Tamikrest, ou l’harmonie de lumière

Le groupe touareg affine et affirme son identité album après album. Démonstration avec Chatma.

Jacques Vincent  • 21 novembre 2013 abonné·es

Après s’être fait connaître mondialement, les jeunes groupes touaregs sont aujourd’hui face à deux défis. D’abord continuer à porter la culture et pouvoir parler du quotidien de leur peuple alors qu’ils sont dans l’impossibilité de vivre dans leur pays, notamment le Nord-Mali, depuis le début des événements qui ont bouleversé cette région cette année. D’autre part, ouvrir leur musique et trouver une manière de dépasser la grammaire musicale élaborée par les pionniers de Tinariwen.

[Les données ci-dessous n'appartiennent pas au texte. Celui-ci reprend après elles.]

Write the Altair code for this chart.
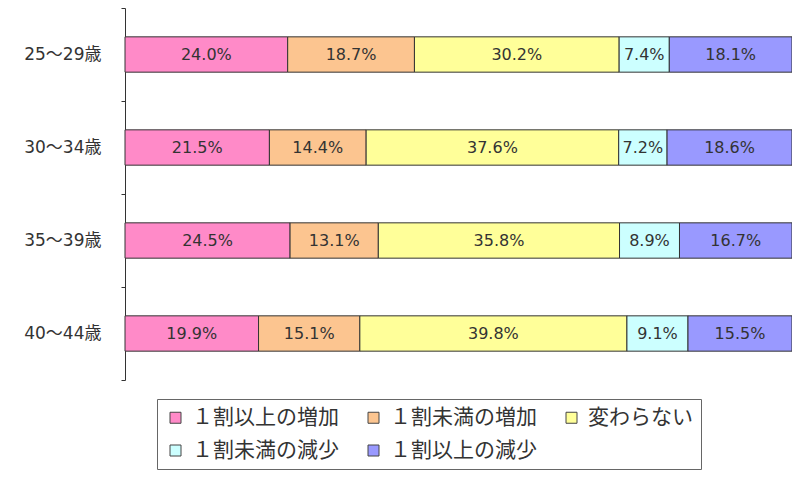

Ce troisième album de Tamikrest illustre parfaitement cette double injonction. La crise malienne a empêché le groupe d’enregistrer à Bamako, comme il l’avait fait pour ses deux précédents albums, et l’a contraint à se replier en Slovénie, pays d’adoption de Chris Eckmann, leur producteur, également membre de Dirtmusic. Mais c’est bien de son peuple que Tamikrest continue néanmoins de parler. Ici, à travers la condition des femmes, premières victimes de tous les intégrismes. Ce nouvel album s’intitule Chatma, littéralement « Mes Sœurs », il est illustré d’une magnifique photographie en noir et blanc d’une jeune femme dont le visage semble recéler autant de fierté que de désespoir et de tristesse. Un visage accablé, mais pas vaincu.

Musicalement, cette présence de la féminité s’incarne dans la voix de Wonou Walet Sidati, à la sensualité acide, contrepoint permanent à l’âpreté de celle d’Ousmane Ag Mossa. Chatma est donc un disque à deux voix qui cheminent ensemble, se répondent ou se complètent suivant les chansons. Beaucoup d’entre elles, dans leur introduction, portent encore la marque des musiques touaregs électriques. À la façon d’une aube qui pointe lentement, chaque élément sort doucement de la nuit avant de s’agréger aux autres et de former une harmonie de lumière. L’ouverture tient dans l’instrumentation, l’utilisation de la batterie notamment, et dans certains détails : les échos reggae d’« Itous », les glissandos de guitare rappelant ceux de David Gilmour dans Pink Floyd, ou encore certaines parties instrumentales, moments de flottement, de temps suspendu. On voit que l’évolution se fait par petites touches, mais le paysage n’en est pas moins sensiblement transformé.